▶ _What you should do_:
Reproduce every line of the listing as written, apart from the pictures.

▶ _Stored data_:
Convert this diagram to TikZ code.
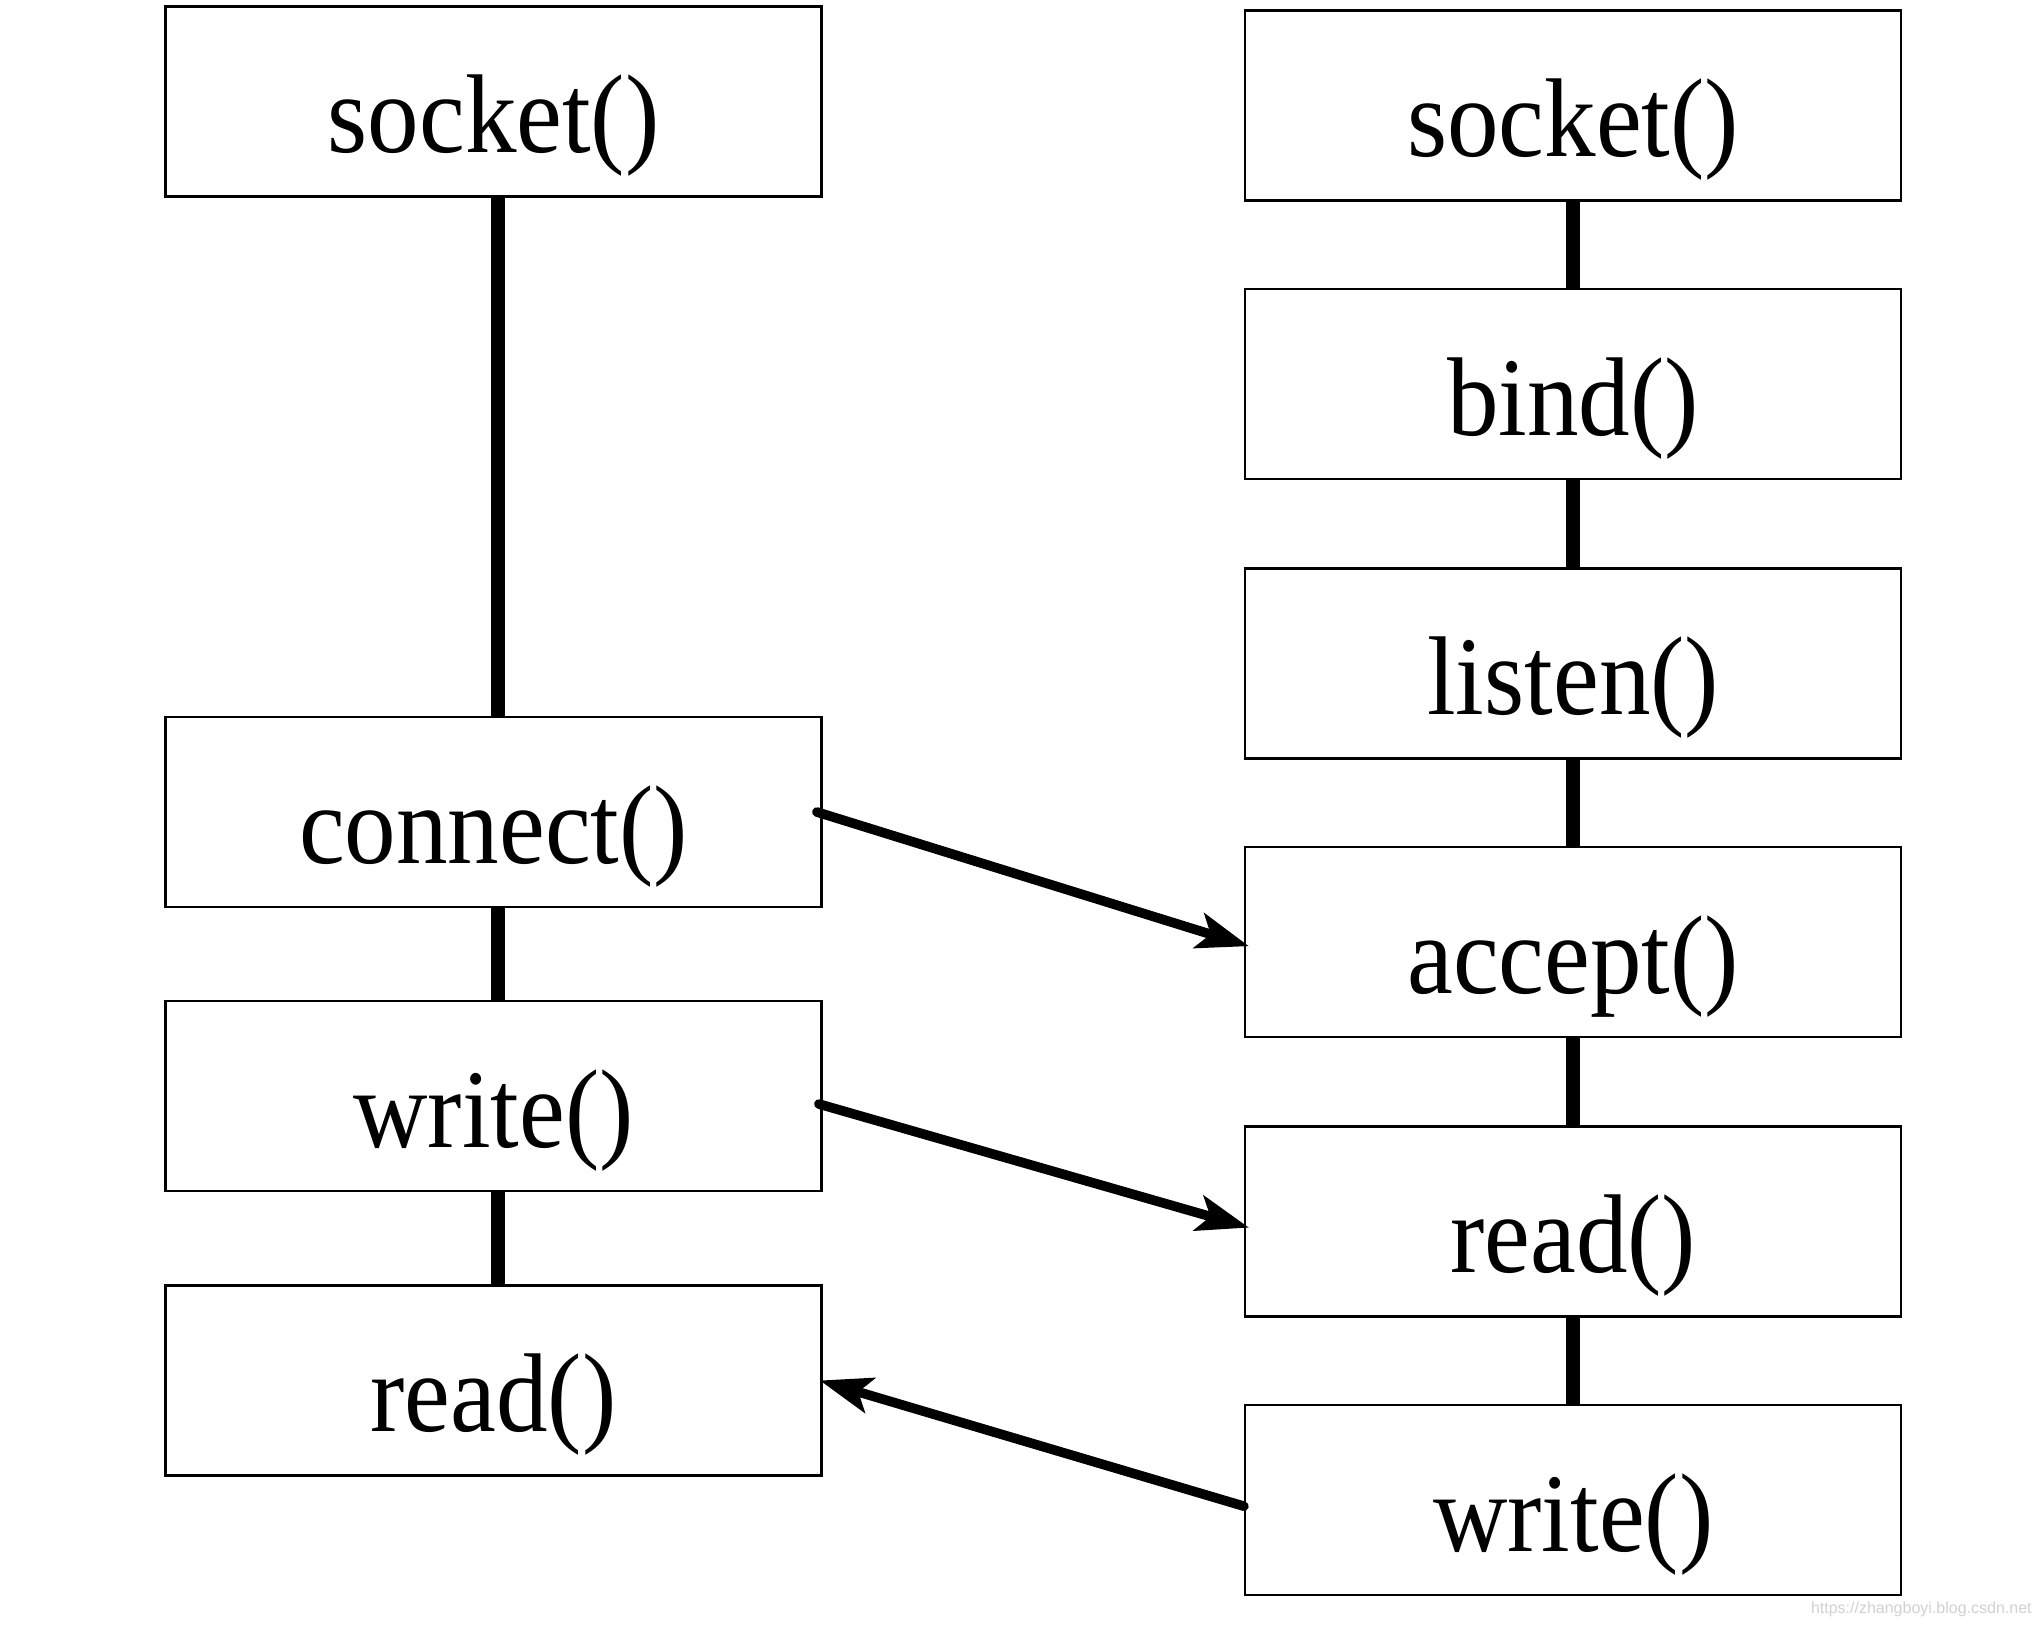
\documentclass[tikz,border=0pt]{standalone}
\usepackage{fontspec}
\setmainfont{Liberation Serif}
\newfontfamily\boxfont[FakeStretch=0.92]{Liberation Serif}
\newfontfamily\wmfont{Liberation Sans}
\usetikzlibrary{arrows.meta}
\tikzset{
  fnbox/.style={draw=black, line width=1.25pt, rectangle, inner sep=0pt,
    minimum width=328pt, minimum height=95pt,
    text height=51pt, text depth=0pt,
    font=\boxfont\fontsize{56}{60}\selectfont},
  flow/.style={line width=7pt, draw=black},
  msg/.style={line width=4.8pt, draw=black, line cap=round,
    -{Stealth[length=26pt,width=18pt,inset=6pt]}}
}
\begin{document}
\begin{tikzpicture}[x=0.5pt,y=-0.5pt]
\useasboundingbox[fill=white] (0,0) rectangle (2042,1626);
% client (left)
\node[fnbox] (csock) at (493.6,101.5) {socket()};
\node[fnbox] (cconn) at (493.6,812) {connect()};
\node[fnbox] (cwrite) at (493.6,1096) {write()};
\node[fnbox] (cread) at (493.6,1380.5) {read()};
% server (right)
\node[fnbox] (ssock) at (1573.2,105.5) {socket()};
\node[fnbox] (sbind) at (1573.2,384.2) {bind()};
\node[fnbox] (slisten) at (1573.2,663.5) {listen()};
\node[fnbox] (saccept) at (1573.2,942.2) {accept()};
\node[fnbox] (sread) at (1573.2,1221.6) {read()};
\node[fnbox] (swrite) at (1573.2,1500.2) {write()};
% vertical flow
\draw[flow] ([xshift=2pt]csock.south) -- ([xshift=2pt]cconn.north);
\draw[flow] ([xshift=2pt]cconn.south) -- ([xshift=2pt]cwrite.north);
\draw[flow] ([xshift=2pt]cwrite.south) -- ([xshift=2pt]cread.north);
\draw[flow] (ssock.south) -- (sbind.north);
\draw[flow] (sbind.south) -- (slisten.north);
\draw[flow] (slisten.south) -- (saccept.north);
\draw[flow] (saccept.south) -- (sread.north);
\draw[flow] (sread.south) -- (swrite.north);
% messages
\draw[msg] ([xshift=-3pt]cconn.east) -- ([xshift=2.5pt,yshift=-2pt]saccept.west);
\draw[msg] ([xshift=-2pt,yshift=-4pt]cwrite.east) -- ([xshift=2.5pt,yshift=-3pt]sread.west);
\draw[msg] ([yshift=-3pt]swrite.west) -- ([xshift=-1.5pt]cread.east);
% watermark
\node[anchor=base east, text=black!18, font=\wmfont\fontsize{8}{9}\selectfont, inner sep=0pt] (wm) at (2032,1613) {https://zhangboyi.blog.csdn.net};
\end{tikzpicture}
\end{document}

▶ _Expected answer_:
Convert this diagram to TikZ code.
\documentclass[tikz,border=0pt]{standalone}
\usepackage{fontspec}
\setmainfont{Liberation Serif}
\newfontfamily\boxfont[FakeStretch=0.92]{Liberation Serif}
\newfontfamily\wmfont{Liberation Sans}
\usetikzlibrary{arrows.meta}
\tikzset{
  fnbox/.style={draw=black, line width=1.25pt, rectangle, inner sep=0pt,
    minimum width=328pt, minimum height=95pt,
    text height=51pt, text depth=0pt,
    font=\boxfont\fontsize{56}{60}\selectfont},
  flow/.style={line width=7pt, draw=black},
  msg/.style={line width=4.8pt, draw=black, line cap=round,
    -{Stealth[length=26pt,width=18pt,inset=6pt]}}
}
\begin{document}
\begin{tikzpicture}[x=0.5pt,y=-0.5pt]
\useasboundingbox[fill=white] (0,0) rectangle (2042,1626);
% client (left)
\node[fnbox] (csock) at (493.6,101.5) {socket()};
\node[fnbox] (cconn) at (493.6,812) {connect()};
\node[fnbox] (cwrite) at (493.6,1096) {write()};
\node[fnbox] (cread) at (493.6,1380.5) {read()};
% server (right)
\node[fnbox] (ssock) at (1573.2,105.5) {socket()};
\node[fnbox] (sbind) at (1573.2,384.2) {bind()};
\node[fnbox] (slisten) at (1573.2,663.5) {listen()};
\node[fnbox] (saccept) at (1573.2,942.2) {accept()};
\node[fnbox] (sread) at (1573.2,1221.6) {read()};
\node[fnbox] (swrite) at (1573.2,1500.2) {write()};
% vertical flow
\draw[flow] ([xshift=2pt]csock.south) -- ([xshift=2pt]cconn.north);
\draw[flow] ([xshift=2pt]cconn.south) -- ([xshift=2pt]cwrite.north);
\draw[flow] ([xshift=2pt]cwrite.south) -- ([xshift=2pt]cread.north);
\draw[flow] (ssock.south) -- (sbind.north);
\draw[flow] (sbind.south) -- (slisten.north);
\draw[flow] (slisten.south) -- (saccept.north);
\draw[flow] (saccept.south) -- (sread.north);
\draw[flow] (sread.south) -- (swrite.north);
% messages
\draw[msg] ([xshift=-3pt]cconn.east) -- ([xshift=2.5pt,yshift=-2pt]saccept.west);
\draw[msg] ([xshift=-2pt,yshift=-4pt]cwrite.east) -- ([xshift=2.5pt,yshift=-3pt]sread.west);
\draw[msg] ([yshift=-3pt]swrite.west) -- ([xshift=-1.5pt]cread.east);
% watermark
\node[anchor=base east, text=black!18, font=\wmfont\fontsize{8}{9}\selectfont, inner sep=0pt] (wm) at (2032,1613) {https://zhangboyi.blog.csdn.net};
\end{tikzpicture}
\end{document}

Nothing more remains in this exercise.